### What you are asked to do
Give back every line exactly as it appears, pictures excluded.

### Raw data
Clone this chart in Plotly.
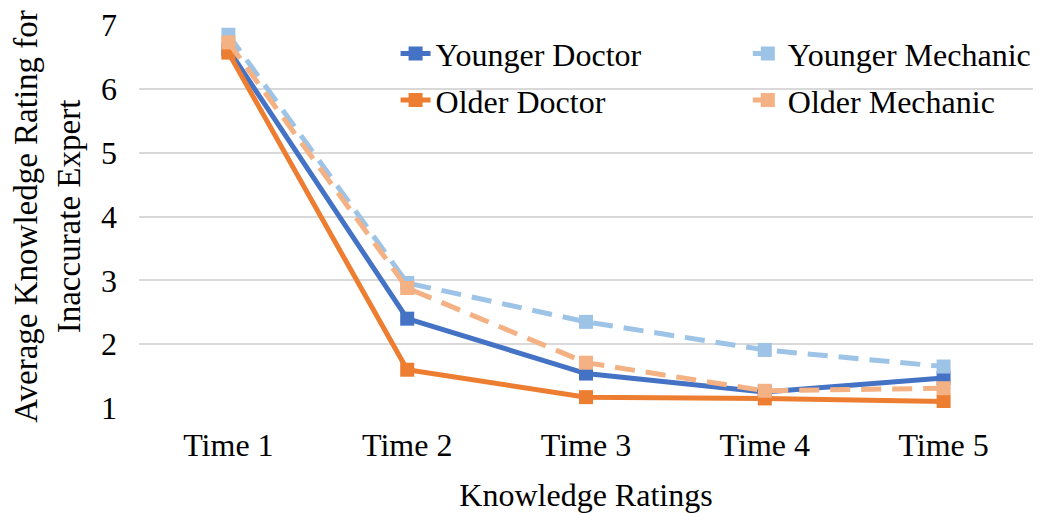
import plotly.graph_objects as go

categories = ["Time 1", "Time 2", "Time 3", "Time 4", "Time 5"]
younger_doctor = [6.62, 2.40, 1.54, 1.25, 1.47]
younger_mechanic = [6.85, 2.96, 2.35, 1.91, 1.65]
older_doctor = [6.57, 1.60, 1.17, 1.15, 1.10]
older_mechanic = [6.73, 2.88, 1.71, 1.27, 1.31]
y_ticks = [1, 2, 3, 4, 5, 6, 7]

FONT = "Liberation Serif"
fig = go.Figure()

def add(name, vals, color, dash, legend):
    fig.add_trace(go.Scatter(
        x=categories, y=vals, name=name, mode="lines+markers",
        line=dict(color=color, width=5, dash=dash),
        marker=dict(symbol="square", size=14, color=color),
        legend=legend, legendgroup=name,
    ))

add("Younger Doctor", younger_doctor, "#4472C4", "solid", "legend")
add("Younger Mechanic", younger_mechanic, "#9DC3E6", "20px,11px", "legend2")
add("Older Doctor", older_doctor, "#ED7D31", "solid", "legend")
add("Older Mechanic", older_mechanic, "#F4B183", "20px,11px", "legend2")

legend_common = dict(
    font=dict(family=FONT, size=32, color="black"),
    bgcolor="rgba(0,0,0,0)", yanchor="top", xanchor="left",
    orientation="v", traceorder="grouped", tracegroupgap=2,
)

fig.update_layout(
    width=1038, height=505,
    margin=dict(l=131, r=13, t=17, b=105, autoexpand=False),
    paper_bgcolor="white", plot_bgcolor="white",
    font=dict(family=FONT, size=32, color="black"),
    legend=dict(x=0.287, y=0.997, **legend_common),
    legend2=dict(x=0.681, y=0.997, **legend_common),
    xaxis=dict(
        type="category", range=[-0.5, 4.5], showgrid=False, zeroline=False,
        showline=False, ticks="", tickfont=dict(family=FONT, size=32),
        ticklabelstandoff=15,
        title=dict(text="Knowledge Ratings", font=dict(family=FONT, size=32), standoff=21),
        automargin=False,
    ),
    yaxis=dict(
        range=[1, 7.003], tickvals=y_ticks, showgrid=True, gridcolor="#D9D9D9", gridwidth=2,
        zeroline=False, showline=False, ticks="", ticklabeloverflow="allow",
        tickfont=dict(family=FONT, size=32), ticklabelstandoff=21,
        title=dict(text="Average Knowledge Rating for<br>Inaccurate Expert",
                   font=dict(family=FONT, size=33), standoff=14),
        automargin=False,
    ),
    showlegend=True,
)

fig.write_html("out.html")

### Correct result
Clone this chart in Plotly.
import plotly.graph_objects as go

categories = ["Time 1", "Time 2", "Time 3", "Time 4", "Time 5"]
younger_doctor = [6.62, 2.40, 1.54, 1.25, 1.47]
younger_mechanic = [6.85, 2.96, 2.35, 1.91, 1.65]
older_doctor = [6.57, 1.60, 1.17, 1.15, 1.10]
older_mechanic = [6.73, 2.88, 1.71, 1.27, 1.31]
y_ticks = [1, 2, 3, 4, 5, 6, 7]

FONT = "Liberation Serif"
fig = go.Figure()

def add(name, vals, color, dash, legend):
    fig.add_trace(go.Scatter(
        x=categories, y=vals, name=name, mode="lines+markers",
        line=dict(color=color, width=5, dash=dash),
        marker=dict(symbol="square", size=14, color=color),
        legend=legend, legendgroup=name,
    ))

add("Younger Doctor", younger_doctor, "#4472C4", "solid", "legend")
add("Younger Mechanic", younger_mechanic, "#9DC3E6", "20px,11px", "legend2")
add("Older Doctor", older_doctor, "#ED7D31", "solid", "legend")
add("Older Mechanic", older_mechanic, "#F4B183", "20px,11px", "legend2")

legend_common = dict(
    font=dict(family=FONT, size=32, color="black"),
    bgcolor="rgba(0,0,0,0)", yanchor="top", xanchor="left",
    orientation="v", traceorder="grouped", tracegroupgap=2,
)

fig.update_layout(
    width=1038, height=505,
    margin=dict(l=131, r=13, t=17, b=105, autoexpand=False),
    paper_bgcolor="white", plot_bgcolor="white",
    font=dict(family=FONT, size=32, color="black"),
    legend=dict(x=0.287, y=0.997, **legend_common),
    legend2=dict(x=0.681, y=0.997, **legend_common),
    xaxis=dict(
        type="category", range=[-0.5, 4.5], showgrid=False, zeroline=False,
        showline=False, ticks="", tickfont=dict(family=FONT, size=32),
        ticklabelstandoff=15,
        title=dict(text="Knowledge Ratings", font=dict(family=FONT, size=32), standoff=21),
        automargin=False,
    ),
    yaxis=dict(
        range=[1, 7.003], tickvals=y_ticks, showgrid=True, gridcolor="#D9D9D9", gridwidth=2,
        zeroline=False, showline=False, ticks="", ticklabeloverflow="allow",
        tickfont=dict(family=FONT, size=32), ticklabelstandoff=21,
        title=dict(text="Average Knowledge Rating for<br>Inaccurate Expert",
                   font=dict(family=FONT, size=33), standoff=14),
        automargin=False,
    ),
    showlegend=True,
)

fig.write_html("out.html")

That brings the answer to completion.